◆ Exercise description
Which lines in the records below contain the word "this"? Copy each of them.

# # # # #

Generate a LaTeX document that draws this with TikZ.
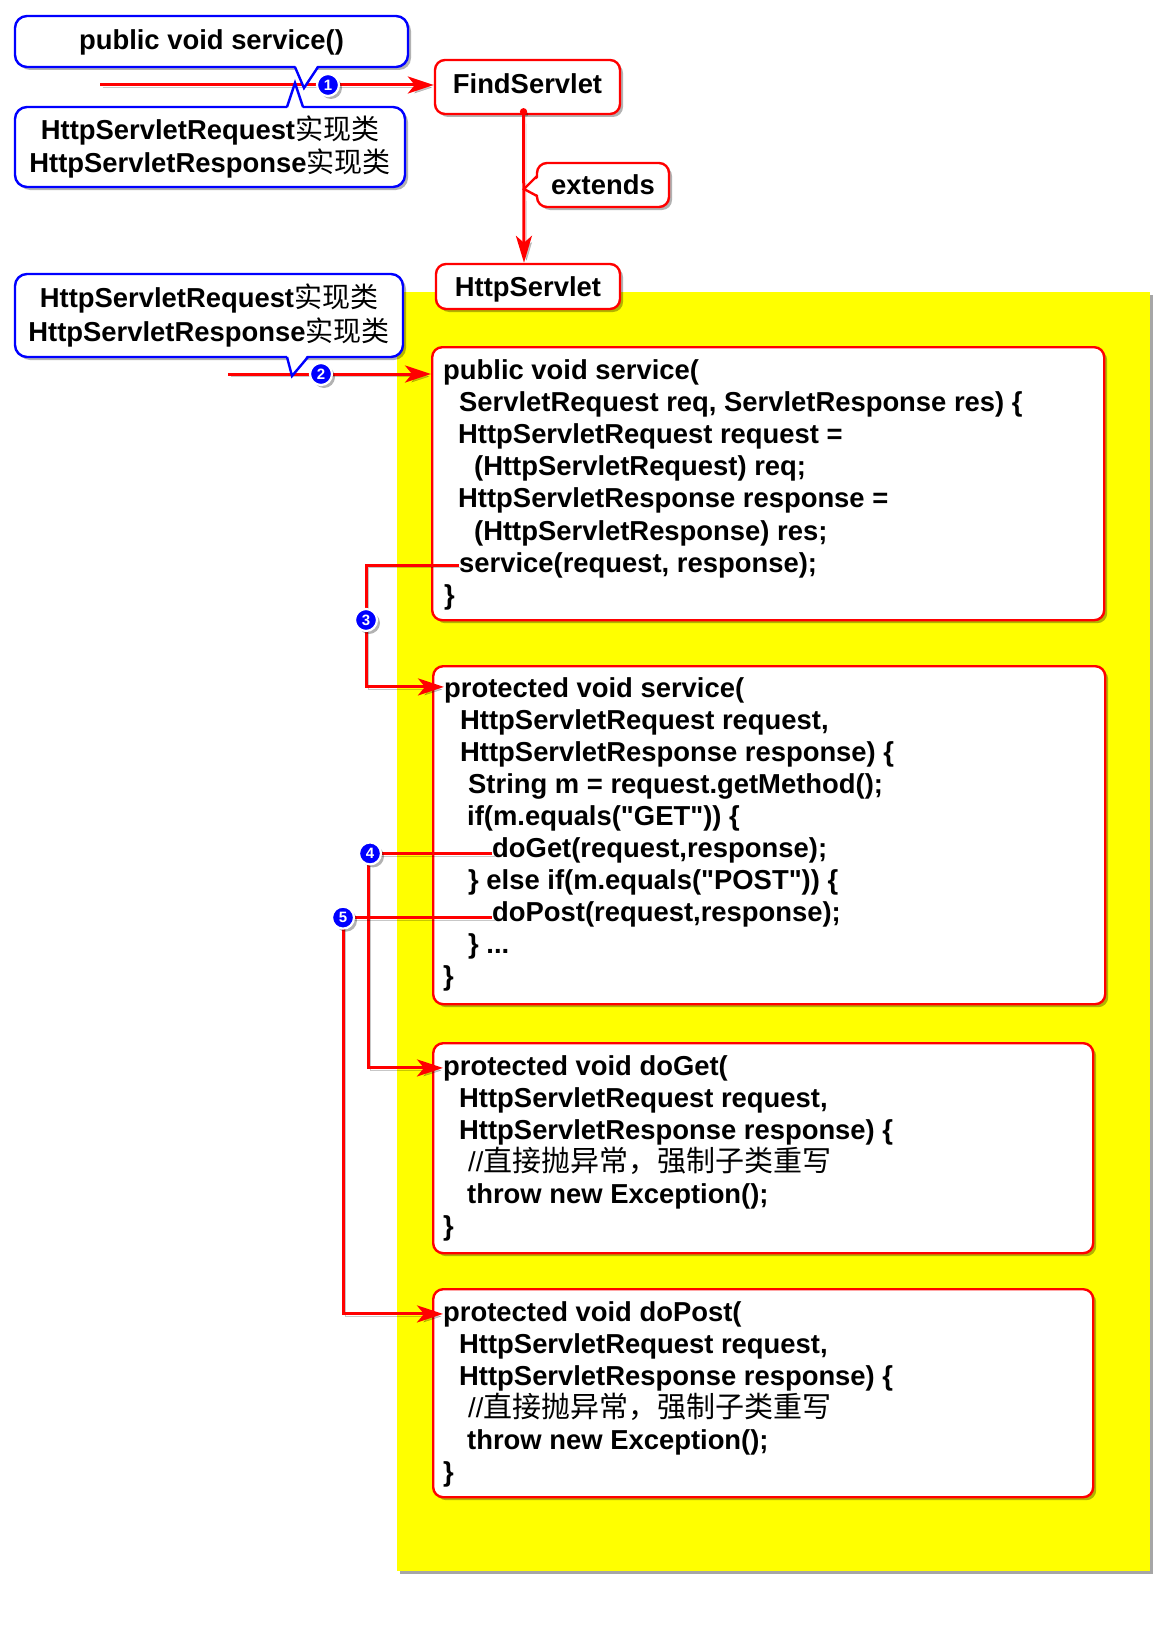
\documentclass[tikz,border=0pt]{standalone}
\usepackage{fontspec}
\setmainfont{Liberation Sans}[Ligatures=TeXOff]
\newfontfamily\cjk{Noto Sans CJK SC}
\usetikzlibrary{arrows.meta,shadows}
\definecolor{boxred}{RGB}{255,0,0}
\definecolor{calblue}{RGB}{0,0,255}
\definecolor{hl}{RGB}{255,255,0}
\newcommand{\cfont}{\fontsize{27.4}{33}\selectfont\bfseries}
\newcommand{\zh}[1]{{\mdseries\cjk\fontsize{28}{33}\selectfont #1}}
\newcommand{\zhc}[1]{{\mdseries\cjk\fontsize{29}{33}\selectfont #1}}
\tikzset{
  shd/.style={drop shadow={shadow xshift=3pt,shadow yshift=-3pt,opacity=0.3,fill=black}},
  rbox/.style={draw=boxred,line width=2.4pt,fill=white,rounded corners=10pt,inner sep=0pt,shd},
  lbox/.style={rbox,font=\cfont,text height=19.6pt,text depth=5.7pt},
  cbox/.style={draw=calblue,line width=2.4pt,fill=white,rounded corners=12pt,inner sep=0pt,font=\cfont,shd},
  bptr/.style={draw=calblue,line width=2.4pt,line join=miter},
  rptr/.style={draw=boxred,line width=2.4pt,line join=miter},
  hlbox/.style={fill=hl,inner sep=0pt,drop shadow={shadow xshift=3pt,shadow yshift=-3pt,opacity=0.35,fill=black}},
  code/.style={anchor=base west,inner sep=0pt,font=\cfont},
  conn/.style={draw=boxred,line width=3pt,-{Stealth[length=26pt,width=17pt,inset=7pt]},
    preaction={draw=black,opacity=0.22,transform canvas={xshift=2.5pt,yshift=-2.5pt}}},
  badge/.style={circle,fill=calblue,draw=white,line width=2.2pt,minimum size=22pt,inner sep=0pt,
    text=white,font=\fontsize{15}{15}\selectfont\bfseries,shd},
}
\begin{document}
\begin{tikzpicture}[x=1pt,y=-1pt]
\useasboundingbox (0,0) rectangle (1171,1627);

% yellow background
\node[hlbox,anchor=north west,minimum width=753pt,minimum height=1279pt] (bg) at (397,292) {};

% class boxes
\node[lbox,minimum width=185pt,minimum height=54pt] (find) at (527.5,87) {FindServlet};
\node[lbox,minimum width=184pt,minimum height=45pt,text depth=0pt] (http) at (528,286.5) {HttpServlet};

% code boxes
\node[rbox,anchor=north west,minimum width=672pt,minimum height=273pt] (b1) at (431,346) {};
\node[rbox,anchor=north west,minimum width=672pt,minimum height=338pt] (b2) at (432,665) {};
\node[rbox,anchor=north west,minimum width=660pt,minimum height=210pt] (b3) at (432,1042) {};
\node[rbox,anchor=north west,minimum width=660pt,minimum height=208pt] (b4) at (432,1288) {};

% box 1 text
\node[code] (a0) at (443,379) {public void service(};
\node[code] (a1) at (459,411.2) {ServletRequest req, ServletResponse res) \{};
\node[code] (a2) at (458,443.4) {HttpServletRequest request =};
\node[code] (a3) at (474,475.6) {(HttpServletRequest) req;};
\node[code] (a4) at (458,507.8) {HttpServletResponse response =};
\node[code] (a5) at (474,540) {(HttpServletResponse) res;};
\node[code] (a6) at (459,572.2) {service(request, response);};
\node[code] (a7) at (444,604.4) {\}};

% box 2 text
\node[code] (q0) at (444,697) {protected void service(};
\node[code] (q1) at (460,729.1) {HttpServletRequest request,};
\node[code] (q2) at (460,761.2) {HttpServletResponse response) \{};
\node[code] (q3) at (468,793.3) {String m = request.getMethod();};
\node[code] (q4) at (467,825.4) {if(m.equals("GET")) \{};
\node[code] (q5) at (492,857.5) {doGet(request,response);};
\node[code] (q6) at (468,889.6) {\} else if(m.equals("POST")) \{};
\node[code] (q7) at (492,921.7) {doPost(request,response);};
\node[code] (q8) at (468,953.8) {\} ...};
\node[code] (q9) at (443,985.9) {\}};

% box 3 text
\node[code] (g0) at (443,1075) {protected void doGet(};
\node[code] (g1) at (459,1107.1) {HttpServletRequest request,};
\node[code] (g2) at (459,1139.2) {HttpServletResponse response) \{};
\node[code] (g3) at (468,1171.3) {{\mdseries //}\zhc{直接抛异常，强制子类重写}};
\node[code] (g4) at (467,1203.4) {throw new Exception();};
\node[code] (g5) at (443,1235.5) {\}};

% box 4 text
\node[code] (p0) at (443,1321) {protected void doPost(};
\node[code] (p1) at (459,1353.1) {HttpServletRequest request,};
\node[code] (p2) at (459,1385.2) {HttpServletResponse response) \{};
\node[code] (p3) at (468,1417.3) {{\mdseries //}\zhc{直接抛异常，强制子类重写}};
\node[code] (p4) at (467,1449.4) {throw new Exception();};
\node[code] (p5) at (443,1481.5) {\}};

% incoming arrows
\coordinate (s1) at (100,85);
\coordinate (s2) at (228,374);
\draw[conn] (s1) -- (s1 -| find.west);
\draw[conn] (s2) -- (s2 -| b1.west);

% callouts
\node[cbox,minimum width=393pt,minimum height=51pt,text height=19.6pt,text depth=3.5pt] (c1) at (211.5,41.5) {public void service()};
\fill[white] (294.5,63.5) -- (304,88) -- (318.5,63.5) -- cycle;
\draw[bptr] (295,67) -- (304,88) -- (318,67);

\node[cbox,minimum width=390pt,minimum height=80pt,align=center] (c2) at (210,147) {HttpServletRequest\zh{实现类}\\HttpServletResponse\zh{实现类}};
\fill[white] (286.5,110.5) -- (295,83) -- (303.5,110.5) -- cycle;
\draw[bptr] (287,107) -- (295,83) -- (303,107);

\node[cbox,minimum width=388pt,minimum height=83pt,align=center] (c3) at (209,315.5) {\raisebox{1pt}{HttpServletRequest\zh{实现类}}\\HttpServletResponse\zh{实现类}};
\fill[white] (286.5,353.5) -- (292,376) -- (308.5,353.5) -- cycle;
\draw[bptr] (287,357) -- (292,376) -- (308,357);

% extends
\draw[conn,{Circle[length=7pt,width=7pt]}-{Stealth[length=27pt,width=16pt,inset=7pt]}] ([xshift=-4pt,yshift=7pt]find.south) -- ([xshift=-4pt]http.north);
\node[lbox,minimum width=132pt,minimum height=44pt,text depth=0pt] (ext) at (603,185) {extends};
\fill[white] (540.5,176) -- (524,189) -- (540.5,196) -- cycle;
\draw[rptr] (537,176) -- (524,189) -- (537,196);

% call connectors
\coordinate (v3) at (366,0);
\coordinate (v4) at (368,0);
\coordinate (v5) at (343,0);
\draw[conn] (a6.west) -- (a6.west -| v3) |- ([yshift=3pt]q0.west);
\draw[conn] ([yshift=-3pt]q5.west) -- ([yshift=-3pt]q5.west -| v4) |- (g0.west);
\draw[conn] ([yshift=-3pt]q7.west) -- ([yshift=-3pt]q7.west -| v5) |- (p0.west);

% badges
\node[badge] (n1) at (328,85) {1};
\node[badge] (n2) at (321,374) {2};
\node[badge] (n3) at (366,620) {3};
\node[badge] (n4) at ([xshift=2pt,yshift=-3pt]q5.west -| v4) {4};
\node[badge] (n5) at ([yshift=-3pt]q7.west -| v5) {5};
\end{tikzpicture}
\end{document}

# # # # #

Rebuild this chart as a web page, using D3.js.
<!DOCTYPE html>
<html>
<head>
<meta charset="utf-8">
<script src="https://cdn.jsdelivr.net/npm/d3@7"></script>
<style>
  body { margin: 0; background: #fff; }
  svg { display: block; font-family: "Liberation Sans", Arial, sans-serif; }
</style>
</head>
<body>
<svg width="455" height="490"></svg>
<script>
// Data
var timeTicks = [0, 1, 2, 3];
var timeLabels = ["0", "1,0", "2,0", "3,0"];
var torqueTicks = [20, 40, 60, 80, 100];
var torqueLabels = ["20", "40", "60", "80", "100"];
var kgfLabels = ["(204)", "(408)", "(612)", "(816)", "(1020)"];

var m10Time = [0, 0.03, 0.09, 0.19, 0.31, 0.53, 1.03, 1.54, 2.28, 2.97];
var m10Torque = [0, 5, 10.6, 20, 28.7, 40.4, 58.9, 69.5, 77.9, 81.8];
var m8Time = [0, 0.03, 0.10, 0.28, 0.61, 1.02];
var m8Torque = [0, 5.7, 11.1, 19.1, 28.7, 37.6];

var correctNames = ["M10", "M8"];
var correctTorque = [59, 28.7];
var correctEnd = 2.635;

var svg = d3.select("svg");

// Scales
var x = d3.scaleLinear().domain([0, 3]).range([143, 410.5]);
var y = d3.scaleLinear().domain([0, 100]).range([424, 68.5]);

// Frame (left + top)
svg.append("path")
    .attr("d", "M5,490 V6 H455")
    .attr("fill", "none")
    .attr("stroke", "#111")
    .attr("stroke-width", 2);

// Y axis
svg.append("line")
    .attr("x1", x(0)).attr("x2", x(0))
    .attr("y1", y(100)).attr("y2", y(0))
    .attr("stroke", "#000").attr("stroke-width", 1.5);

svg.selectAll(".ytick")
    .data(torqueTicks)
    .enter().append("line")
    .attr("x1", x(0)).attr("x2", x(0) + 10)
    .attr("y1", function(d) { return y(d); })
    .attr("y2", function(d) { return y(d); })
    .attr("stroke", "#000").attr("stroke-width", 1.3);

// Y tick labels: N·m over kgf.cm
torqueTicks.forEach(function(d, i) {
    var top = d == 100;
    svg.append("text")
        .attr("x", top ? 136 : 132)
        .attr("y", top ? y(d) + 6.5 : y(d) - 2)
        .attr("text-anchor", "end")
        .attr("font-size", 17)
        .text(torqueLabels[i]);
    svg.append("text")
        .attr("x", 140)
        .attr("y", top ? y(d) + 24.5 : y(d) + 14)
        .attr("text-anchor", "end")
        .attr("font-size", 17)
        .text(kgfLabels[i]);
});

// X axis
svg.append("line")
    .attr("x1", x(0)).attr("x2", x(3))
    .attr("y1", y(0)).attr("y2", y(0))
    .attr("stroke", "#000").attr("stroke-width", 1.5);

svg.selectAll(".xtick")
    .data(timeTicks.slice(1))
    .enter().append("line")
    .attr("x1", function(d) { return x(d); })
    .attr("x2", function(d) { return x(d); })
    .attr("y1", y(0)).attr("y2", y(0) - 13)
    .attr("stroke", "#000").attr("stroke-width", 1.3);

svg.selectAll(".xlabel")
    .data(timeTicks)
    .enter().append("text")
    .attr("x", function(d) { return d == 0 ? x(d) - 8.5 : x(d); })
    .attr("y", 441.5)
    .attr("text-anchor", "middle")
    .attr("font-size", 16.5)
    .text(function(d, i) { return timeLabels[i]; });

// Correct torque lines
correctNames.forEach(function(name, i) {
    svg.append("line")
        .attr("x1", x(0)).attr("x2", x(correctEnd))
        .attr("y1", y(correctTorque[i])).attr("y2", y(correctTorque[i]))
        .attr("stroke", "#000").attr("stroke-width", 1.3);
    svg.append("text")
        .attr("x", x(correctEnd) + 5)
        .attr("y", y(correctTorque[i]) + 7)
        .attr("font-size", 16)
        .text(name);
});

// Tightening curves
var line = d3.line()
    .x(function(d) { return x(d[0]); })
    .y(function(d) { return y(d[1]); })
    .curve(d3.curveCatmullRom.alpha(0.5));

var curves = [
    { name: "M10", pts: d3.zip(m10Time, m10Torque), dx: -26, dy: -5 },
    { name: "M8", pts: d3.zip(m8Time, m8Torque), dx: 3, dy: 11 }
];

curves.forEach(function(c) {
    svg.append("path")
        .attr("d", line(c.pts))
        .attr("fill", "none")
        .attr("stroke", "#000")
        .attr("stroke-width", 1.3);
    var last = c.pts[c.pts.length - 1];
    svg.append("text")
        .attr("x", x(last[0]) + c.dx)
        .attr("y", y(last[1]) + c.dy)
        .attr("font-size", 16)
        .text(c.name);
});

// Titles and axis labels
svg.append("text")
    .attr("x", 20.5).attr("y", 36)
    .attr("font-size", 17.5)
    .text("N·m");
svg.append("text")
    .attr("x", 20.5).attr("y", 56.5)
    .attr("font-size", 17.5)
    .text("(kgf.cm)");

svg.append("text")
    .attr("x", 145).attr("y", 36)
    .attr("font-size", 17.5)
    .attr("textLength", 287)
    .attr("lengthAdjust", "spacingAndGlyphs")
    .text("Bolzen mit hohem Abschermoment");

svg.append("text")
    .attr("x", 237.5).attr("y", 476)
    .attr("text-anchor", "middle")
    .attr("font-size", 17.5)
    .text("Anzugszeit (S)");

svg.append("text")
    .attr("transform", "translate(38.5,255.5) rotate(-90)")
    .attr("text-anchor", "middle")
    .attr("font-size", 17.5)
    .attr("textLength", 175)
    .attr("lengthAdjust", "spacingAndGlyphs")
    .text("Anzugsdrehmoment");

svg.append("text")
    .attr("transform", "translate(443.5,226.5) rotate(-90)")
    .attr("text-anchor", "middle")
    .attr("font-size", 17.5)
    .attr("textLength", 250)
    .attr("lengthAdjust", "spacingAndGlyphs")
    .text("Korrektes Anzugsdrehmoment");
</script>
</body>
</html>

# # # # #

◆ Output
Generate a LaTeX document that draws this with TikZ.
Rebuild this chart as a web page, using D3.js.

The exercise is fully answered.